DA: So you had to do all of his stuff in the last three days?
WS: The last three days of the shoot.
Next, Ellin Stein interviews Stillman at the Arts Desk (don’t miss the easy-to-miss “next page” link at the bottom of the article):
Even Stillman’s ability to keep costs down didn’t help. “I remember talking to a producer about how inexpensively I could make a movie and logically that should be good,” he recalls. “If you can make a movie for 1.5 million that will return 3 million, that’s fantastic. But that’s not the psychology people have. They say, ‘The film has to cost five million so I can charge my $250,000 producer fee.’ My best friend, who was also an investor in Metropolitan, said, ‘People talk in the film business the way the gang about to knock over a bank talk, except in the film business they divide up the loot before they do the job.’”

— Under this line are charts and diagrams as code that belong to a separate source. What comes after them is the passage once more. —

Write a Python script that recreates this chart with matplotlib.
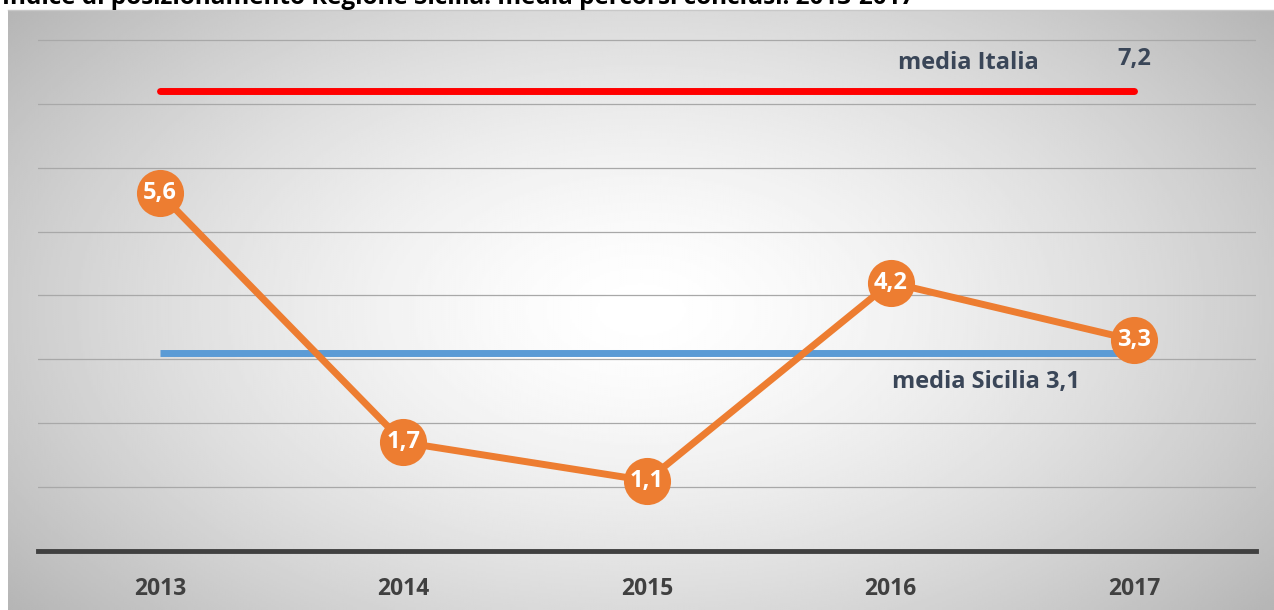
import numpy as np
import matplotlib
matplotlib.use('Agg')
import matplotlib.pyplot as plt

# Indice di posizionamento, Regione Sicilia
years = ['2013', '2014', '2015', '2016', '2017']
sicilia = [5.6, 1.7, 1.1, 4.2, 3.3]
media_italia = 7.2
media_sicilia = 3.1

W, H = 1274, 610
fig = plt.figure(figsize=(W / 100, H / 100), dpi=100)

# radial grey background of the chart panel
bg = fig.add_axes([8 / W, 0, (W - 8) / W, 600 / H])
gx, gy = np.meshgrid(np.linspace(-1, 1, 600), np.linspace(-1, 1, 300))
r = np.sqrt(gx ** 2 + (gy * 0.8) ** 2)
shade = np.clip(1.0 - 0.2 * r ** 1.5, 0, 1)
bg.imshow(shade, cmap='gray', vmin=0, vmax=1, aspect='auto',
          extent=[0, 1, 0, 1], interpolation='bilinear')
bg.set_axis_off()
fig.add_artist(plt.Line2D([8 / W, 1], [600 / H, 600 / H], color='#c8c8c8', lw=1))

unit = 63.9
y0 = 551
ymax = 8.4
ax = fig.add_axes([38 / W, (H - y0) / H, (1256 - 38) / W, ymax * unit / H])
ax.patch.set_alpha(0)
ax.set_xlim(-0.5, 4.5)
ax.set_ylim(0, ymax)
for s in ax.spines.values():
    s.set_visible(False)
ax.set_yticks(range(1, 9))
ax.yaxis.grid(True, color='#a8a8a8', lw=0.9)
ax.tick_params(left=False, labelleft=False, bottom=False)
ax.axhline(0, color='#404040', lw=3.5, clip_on=False)

x = np.arange(len(years))
ax.set_xticks(x)
ax.set_xticklabels(years, fontsize=16.5, fontweight='bold', color='#404040', family='Open Sans')
ax.tick_params(axis='x', pad=15)

# reference averages
ax.plot([x[0], x[-1]], [media_italia] * 2, color='#ff0000', lw=5, solid_capstyle='round', zorder=3)
ax.plot([x[0], x[-1]], [media_sicilia] * 2, color='#5b9bd5', lw=5, solid_capstyle='butt', zorder=3)

# Sicilia series
ax.plot(x, sicilia, color='#ed7d31', lw=5, zorder=4)
ax.scatter(x, sicilia, s=1150, color='#ed7d31', zorder=5, linewidths=0)
for xi, v in zip(x, sicilia):
    ax.text(xi, v, f'{v:.1f}'.replace('.', ','), ha='center', va='center',
            color='white', fontsize=17, fontweight='bold', family='Open Sans', zorder=6)

lab = '#3a4658'
ax.text(3.32, media_italia + 0.43, 'media Italia', ha='center', va='center',
        fontsize=17, fontweight='bold', color=lab, family='Open Sans')
ax.text(x[-1], media_italia + 0.5, f'{media_italia:.1f}'.replace('.', ','), ha='center',
        va='center', fontsize=17, fontweight='bold', color=lab, family='Open Sans')
ax.text(3.005, media_sicilia - 0.45, 'media Sicilia ' + f'{media_sicilia:.1f}'.replace('.', ','),
        ha='left', va='center', fontsize=17, fontweight='bold', color=lab, family='Open Sans')

fig.text(2 / W, 1 - 4 / H, 'Indice di posizionamento Regione Sicilia: media percorsi conclusi. 2013-2017',
         ha='left', va='baseline', fontsize=17.5, fontweight='bold', color='black', family='Open Sans')

fig.savefig('out.png', dpi=100)
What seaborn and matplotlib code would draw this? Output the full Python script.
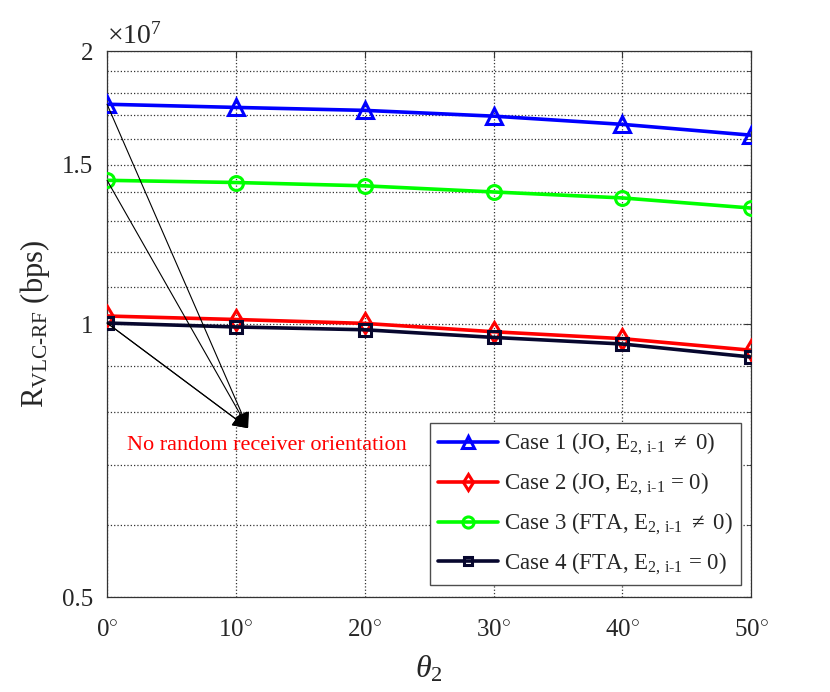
import numpy as np
import pandas as pd
import matplotlib
matplotlib.use('Agg')
import matplotlib.pyplot as plt
import seaborn as sns
from matplotlib.ticker import FixedLocator, NullFormatter

# values (bps)
theta_deg = [0, 10, 20, 30, 40, 50]
case1 = [1.748e7, 1.734e7, 1.721e7, 1.696e7, 1.661e7, 1.616e7]
case2 = [1.021e7, 1.012e7, 1.002e7, 0.981e7, 0.964e7, 0.936e7]
case3 = [1.441e7, 1.433e7, 1.421e7, 1.399e7, 1.378e7, 1.343e7]
case4 = [1.003e7, 0.993e7, 0.986e7, 0.967e7, 0.951e7, 0.920e7]

labels = [
    r'Case 1 (JO, E$_{\mathrm{2,\,i\text{-}1}}$ $\neq$ 0)',
    r'Case 2 (JO, E$_{\mathrm{2,\,i\text{-}1}}$ = 0)',
    r'Case 3 (FTA, E$_{\mathrm{2,\,i\text{-}1}}$ $\neq$ 0)',
    r'Case 4 (FTA, E$_{\mathrm{2,\,i\text{-}1}}$ = 0)',
]
colors = ['#0000ff', '#ff0000', '#00ff00', '#07072e']
markers = ['^', 'd', 'o', 's']
msizes = [11, 10, 10, 8]

y_major = [0.5e7, 1e7, 1.5e7, 2e7]
y_major_labels = ['0.5', '1', '1.5', '2']
y_minor = [0.6e7, 0.7e7, 0.8e7, 0.9e7, 1.1e7, 1.2e7, 1.3e7, 1.4e7,
           1.6e7, 1.7e7, 1.8e7, 1.9e7]

arrow_tip = (10.95, 0.768e7)
note_text = 'No random receiver orientation'
note_pos = (1.55, 0.735e7)

df = pd.DataFrame({'theta': theta_deg * 4,
                   'rate': case1 + case2 + case3 + case4,
                   'case': sum([[l] * len(theta_deg) for l in labels], [])})

sns.set_style('white')
plt.rcParams['font.family'] = ['Liberation Serif', 'DejaVu Serif']
plt.rcParams['mathtext.fontset'] = 'custom'
plt.rcParams['mathtext.rm'] = 'Liberation Serif'
plt.rcParams['mathtext.it'] = 'Liberation Serif:italic'
plt.rcParams['mathtext.bf'] = 'Liberation Serif:bold'

fig = plt.figure(figsize=(8.3, 6.92), dpi=100)
ax = fig.add_axes([0.129, 0.137, 0.776, 0.789])

for lab, c, m, ms in zip(labels, colors, markers, msizes):
    sns.lineplot(data=df[df['case'] == lab], x='theta', y='rate', ax=ax,
                 color=c, marker=m, markersize=ms, markerfacecolor='none',
                 markeredgecolor=c, markeredgewidth=2.2, linewidth=2.6,
                 label=lab, zorder=3)

ax.set_yscale('log')
ax.set_xlim(0, 50)
ax.set_ylim(0.5e7, 2e7)
ax.yaxis.set_major_locator(FixedLocator(y_major))
ax.yaxis.set_minor_locator(FixedLocator(y_minor))
ax.yaxis.set_minor_formatter(NullFormatter())
ax.set_yticklabels(y_major_labels)
ax.set_xticks(theta_deg)
ax.set_xticklabels([f'{t}$^{{\\circ}}$' for t in theta_deg])
ax.tick_params(axis='both', which='both', direction='in', top=True, right=True,
               labelsize=18, color='0.2')
ax.tick_params(axis='both', which='major', length=5)
ax.tick_params(axis='x', which='major', pad=16)
ax.tick_params(axis='y', which='major', pad=10)
ax.tick_params(axis='y', which='minor', length=3)

ax.grid(True, which='major', linestyle=':', color='0.2', linewidth=0.9)
ax.grid(True, which='minor', axis='y', linestyle=':', color='0.2', linewidth=0.9)
for s in ax.spines.values():
    s.set_color('0.2')
    s.set_linewidth(0.9)

ax.set_xlabel(r'$\theta_2$', fontsize=23, labelpad=9)
ax.set_ylabel(r'R$_{\mathrm{VLC\text{-}RF}}$ (bps)', fontsize=22, labelpad=7)
ax.text(0.0, 1.003, r'$\times10^{7}$', transform=ax.transAxes, fontsize=20,
        ha='left', va='bottom')

# arrows from the theta=0 points to the note
for vals in [case1, case3, case4, case4]:
    ax.annotate('', xy=arrow_tip, xytext=(theta_deg[0], vals[0]),
                arrowprops=dict(arrowstyle='-|>', color='k', lw=0.8,
                                mutation_scale=24, shrinkA=0, shrinkB=0),
                zorder=4)
ax.text(note_pos[0], note_pos[1], note_text, color='red', fontsize=16,
        ha='left', va='center')

leg = ax.legend(loc='lower right', bbox_to_anchor=(0.985, 0.022), fontsize=16.5,
                frameon=True, fancybox=False, framealpha=1, edgecolor='0.3',
                handlelength=2.6, borderpad=0.35, labelspacing=0.6,
                handletextpad=0.3, borderaxespad=0, markerscale=0.8)
leg.get_frame().set_linewidth(1.0)

fig.savefig('out.png', dpi=100)
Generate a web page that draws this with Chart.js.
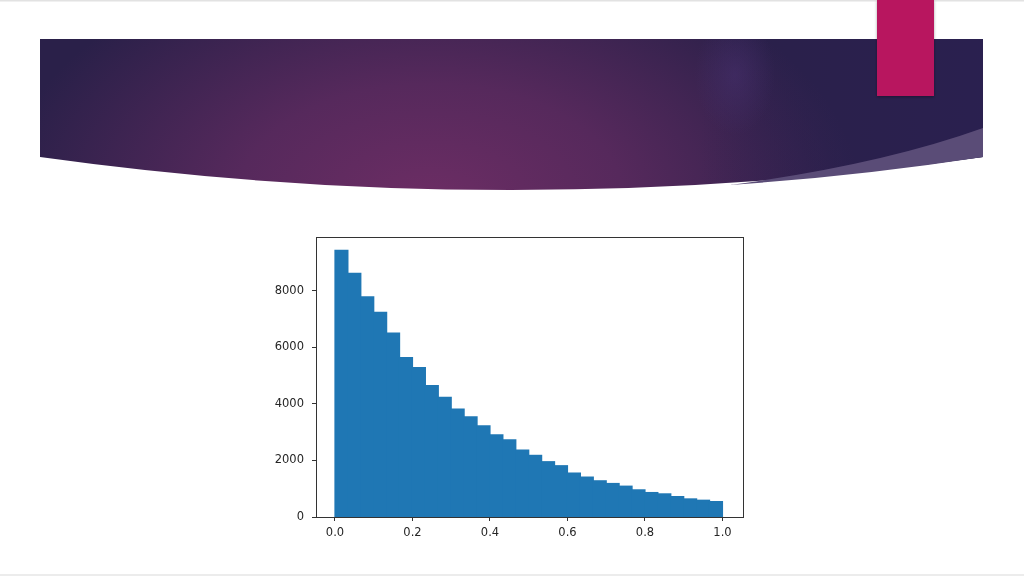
<!DOCTYPE html>
<html>
<head>
<meta charset="utf-8">
<script src="https://cdn.jsdelivr.net/npm/chart.js@4/dist/chart.umd.min.js"></script>
<style>
  html, body { margin:0; padding:0; background:#ffffff; }
  #slide { position:relative; width:1024px; height:576px; overflow:hidden; background:#fff; }
  #deco { position:absolute; left:0; top:0; }
  #wrap { position:absolute; left:0; top:0; width:1024px; height:576px; }
</style>
</head>
<body>
<div id="slide">
  <svg id="deco" width="1024" height="576" viewBox="0 0 1024 576">
    <defs>
      <radialGradient id="bg1" cx="430" cy="200" r="430" gradientUnits="userSpaceOnUse" gradientTransform="translate(430 200) scale(1 0.6) translate(-430 -200)">
        <stop offset="0" stop-color="#6c2d64"/>
        <stop offset="0.45" stop-color="#56295c"/>
        <stop offset="1" stop-color="#2a2049"/>
      </radialGradient>
      <radialGradient id="glow" cx="735" cy="75" r="50" gradientUnits="userSpaceOnUse" gradientTransform="translate(735 75) scale(0.8 1.2) translate(-735 -75)">
        <stop offset="0" stop-color="#47306e" stop-opacity="0.55"/>
        <stop offset="1" stop-color="#47306e" stop-opacity="0"/>
      </radialGradient>
      <linearGradient id="rightdark" x1="700" y1="0" x2="983" y2="0" gradientUnits="userSpaceOnUse">
        <stop offset="0" stop-color="#2a2050" stop-opacity="0"/>
        <stop offset="1" stop-color="#2a2050" stop-opacity="0.9"/>
      </linearGradient>
      <filter id="sh" x="-20%" y="-20%" width="140%" height="140%">
        <feDropShadow dx="0" dy="1" stdDeviation="1.5" flood-color="#000" flood-opacity="0.35"/>
      </filter>
    </defs>
    <rect x="0" y="0" width="1024" height="1.5" fill="#e2e2e2"/>
    <rect x="0" y="574" width="1024" height="2" fill="#ececec"/>
    <path d="M40 39 L983 39 L983 157 Q512 223 40 157 Z" fill="url(#bg1)"/>
    <path d="M40 39 L983 39 L983 157 Q512 223 40 157 Z" fill="url(#rightdark)"/>
    <path d="M40 39 L983 39 L983 157 Q512 223 40 157 Z" fill="url(#glow)"/>
    <path d="M730 185 Q880 165 983 128 L983 157 Q860 176 730 185 Z" fill="#5a4c77"/>
    <rect x="877" y="0" width="57" height="96" fill="#b8135f" filter="url(#sh)"/>
  </svg>
  <div id="wrap"><canvas id="c" width="1024" height="576"></canvas></div>
</div>
<script>
const binEdges = [0.0,0.0333,0.0667,0.1,0.1333,0.1667,0.2,0.2333,0.2667,0.3,0.3333,0.3667,0.4,0.4333,0.4667,0.5,0.5333,0.5667,0.6,0.6333,0.6667,0.7,0.7333,0.7667,0.8,0.8333,0.8667,0.9,0.9333,0.9667,1.0];
const counts = [9425,8608,7780,7236,6501,5638,5282,4643,4227,3812,3541,3222,2902,2725,2365,2178,1954,1812,1552,1410,1279,1184,1089,959,864,817,722,639,592,545];
const xTicks = [0.0,0.2,0.4,0.6,0.8,1.0];
const yTicks = [0,2000,4000,6000,8000];

const points = counts.map((v,i)=>({x:(binEdges[i]+binEdges[i+1])/2, y:v}));
const yMax = Math.max(...counts)*1.05;

const boxPlugin = {
  id:'box',
  afterDraw(chart){
    const {ctx, chartArea:a} = chart;
    ctx.save();
    ctx.strokeStyle = '#333333';
    ctx.lineWidth = 1;
    ctx.strokeRect(Math.round(a.left)+0.5, Math.round(a.top)+0.5, Math.round(a.right-a.left), Math.round(a.bottom-a.top));
    ctx.restore();
  }
};

Chart.defaults.font.family = '"DejaVu Sans", sans-serif';
Chart.defaults.font.size = 11.5;
Chart.defaults.color = '#262626';

new Chart(document.getElementById('c'), {
  type:'bar',
  data:{ datasets:[{ data:points, backgroundColor:'#1f77b4', borderWidth:0, inflateAmount:0.6, barPercentage:1.0, categoryPercentage:1.0, grouped:false }] },
  options:{
    responsive:false,
    animation:false,
    layout:{ padding:{ left:256, right:281, top:237, bottom:29 } },
    plugins:{ legend:{display:false}, tooltip:{enabled:false} },
    scales:{
      x:{
        type:'linear', min:-0.049, max:1.053, offset:false,
        afterBuildTicks(s){ s.ticks = xTicks.map(v=>({value:v})); },
        afterFit(s){ s.height = 30; },
        ticks:{ callback:v=>Number(v).toFixed(1), padding:5, maxRotation:0, autoSkip:false },
        grid:{ display:true, offset:false, drawOnChartArea:false, drawTicks:true, tickLength:4, color:'#333333' },
        border:{ display:true, color:'#333333' }
      },
      y:{
        type:'linear', min:0, max:yMax,
        afterBuildTicks(s){ s.ticks = yTicks.map(v=>({value:v})); },
        afterFit(s){ s.width = 60; },
        ticks:{ callback:v=>String(v), padding:8, autoSkip:false },
        grid:{ display:true, offset:false, drawOnChartArea:false, drawTicks:true, tickLength:4, color:'#333333' },
        border:{ display:true, color:'#333333' }
      }
    }
  },
  plugins:[boxPlugin]
});
</script>
</body>
</html>
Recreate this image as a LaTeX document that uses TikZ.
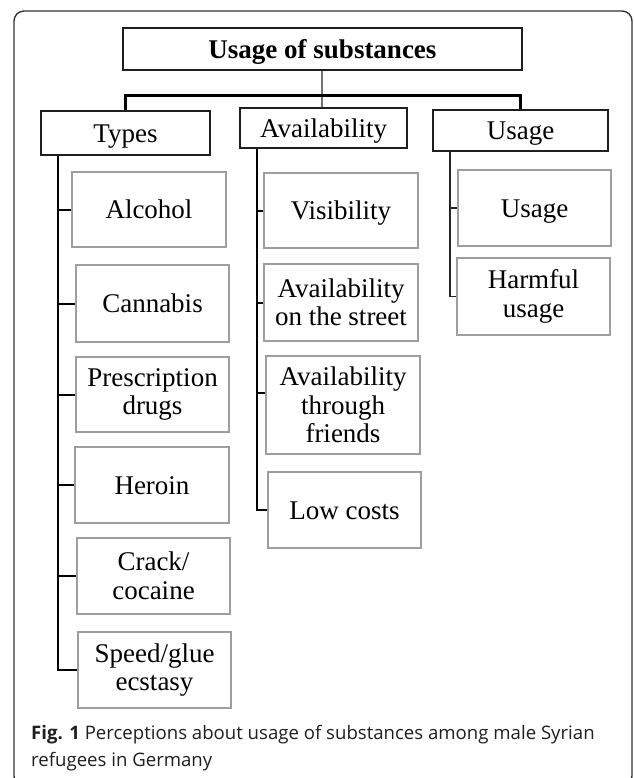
\documentclass[tikz,border=0pt]{standalone}
\usepackage{fontspec}
\setmainfont{Liberation Serif}
\newfontfamily\capfont{Open Sans}
\begin{document}
\begin{tikzpicture}[x=1pt,y=-1pt,
  lbl/.style={inner sep=0pt, align=center, font=\fontsize{27}{28.5}\selectfont},
  one/.style={text height=18.5pt, text depth=0pt},
  parent/.style={lbl, one, draw=black!88, line width=2.4pt},
  child/.style={lbl, draw=black!38, line width=1.4pt},
  conn/.style={draw=black, line width=2pt},
  capt/.style={anchor=base west, inner sep=0pt, text=black!88, font=\capfont\fontsize{18.6}{22}\selectfont},
]
\useasboundingbox (0,0) rectangle (633,778);
\clip (0,0) rectangle (633,778);
\fill[white] (0,0) rectangle (633,778);
% outer frame
\draw[draw=black!80, line width=1.4pt, rounded corners=10pt] (14,11) rectangle (632,786);

% top
\node[parent, minimum width=399pt, minimum height=42pt, font=\fontsize{27}{28.5}\selectfont\bfseries] (top) at (322.5,49) {Usage of substances};

% categories
\node[parent, minimum width=169pt, minimum height=44pt] (types) at (125.5,133) {Types};
\node[parent, minimum width=167pt, minimum height=40pt] (avail) at (323.5,128) {Availability};
\node[parent, minimum width=175pt, minimum height=41pt] (usage) at (520.5,130.5) {Usage};

% types children
\node[child, one, minimum width=154pt, minimum height=75pt] (alc) at (149,209.5) {Alcohol};
\node[child, one, minimum width=153pt, minimum height=77pt] (can) at (152.5,303.5) {Cannabis};
\node[child, minimum width=153pt, minimum height=75pt] (pre) at (152.5,394.5) {Prescription\\drugs};
\node[child, one, minimum width=154pt, minimum height=76pt] (her) at (152,485) {Heroin};
\node[child, minimum width=153pt, minimum height=76pt] (cra) at (153.5,576) {Crack/\\cocaine};
\node[child, minimum width=153pt, minimum height=76pt] (spe) at (154.5,670) {Speed/glue\\ecstasy};

% availability children
\node[child, one, minimum width=154pt, minimum height=75pt] (vis) at (341,210.5) {Visibility};
\node[child, minimum width=154pt, minimum height=77pt] (str) at (341,302.5) {Availability\\on the street};
\node[child, minimum width=154pt, minimum height=98pt] (fri) at (343,405) {Availability\\through\\friends};
\node[child, one, minimum width=153pt, minimum height=76pt] (low) at (344.5,510) {Low costs};

% usage children
\node[child, one, minimum width=153pt, minimum height=76pt] (use) at (534.5,208) {Usage};
\node[child, minimum width=153pt, minimum height=77pt] (harm) at (533.5,296.5) {Harmful\\usage};

% connectors top level
\coordinate (bar) at (322,95.5);
\draw[draw=black!55, line width=2pt] (top.south -| bar) -- (avail.north -| bar);
\draw[conn, line width=2.2pt] (types.north) |- (usage.north |- bar) -- (usage.north);

% types trunk
\coordinate (tv) at (58,0);
\draw[conn] (types.south -| tv) |- (spe.west);
\draw[conn] (tv |- alc.west) -- (alc.west);
\draw[conn] (tv |- can.west) -- (can.west);
\draw[conn] (tv |- pre.west) -- (pre.west);
\draw[conn] (tv |- her.west) -- (her.west);
\draw[conn] (tv |- cra.west) -- (cra.west);

% availability trunk
\coordinate (av) at (257,0);
\coordinate (frtick) at (0,393);
\draw[conn] (avail.south -| av) |- (low.west);
\draw[conn] (av |- vis.west) -- (vis.west);
\draw[conn] (av |- str.west) -- (str.west);
\draw[conn] (av |- frtick) -- (fri.west |- frtick);

% usage trunk
\coordinate (uv) at (450,0);
\draw[conn, draw=black!85, line width=1.6pt] (usage.south -| uv) |- (harm.west);
\draw[conn, draw=black!85, line width=1.6pt] (uv |- use.west) -- (use.west);

% caption
\node[capt] (cap1) at (31,739) {\textbf{Fig. 1} Perceptions about usage of substances among male Syrian};
\node[capt] (cap2) at (31,766) {refugees in Germany};
\end{tikzpicture}
\end{document}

I didn’t even know at the time that Whit Stillman was in London (where I live) recently, but Michael Leader interviewed him here for Den of Geek. Stillman tells us about film-making on a tight budget:
Leader: As the director and producer, how did you keep costs down?
Stillman: You don’t do things the industry way. I was a little too maniacal about it, because I am such a cheapskate emotionally that I would get out of control where any expenditure upset me. But I felt we were a very comfortable production, because we could have a Dunkin’ Donuts coffee run twice a day. There’s one in the afternoon, too. So I felt that was quite luxurious. Having good coffee on set was quite a treat.
He also discusses shooting the film on digital RED cameras, which I don’t think I’ve seen him talk about before:
Leader: The film does have a very striking look. Those backlit shots, with the sunlight cutting through the frame, are beautiful. And I don’t think many cinematographers would do that.
Stillman: It’s amazing. Some people really criticise that. I think it’s fantastic. It’s transformative. I think that digital photography, by people who know how to use it, has gotten far superior to film. Far superior. I love it. I mean, I saw a famous RED film last night on TV. It was one of the first big-budget films made on a RED. I don’t know what they did wrong, but it looks so god-awful. And I think the RED wasn’t very good when it started. And, also, I think on post-production, if people don’t colour time it properly… You have to have proper people working at every stage.
Interesting that for such a film-maker who many think of as somehow old-fashioned, he’s so keen on the latest shooting technology, when plenty of directors are stubbornly holding on to celluloid for as long as possible.
And that’s all the interview action for the time being.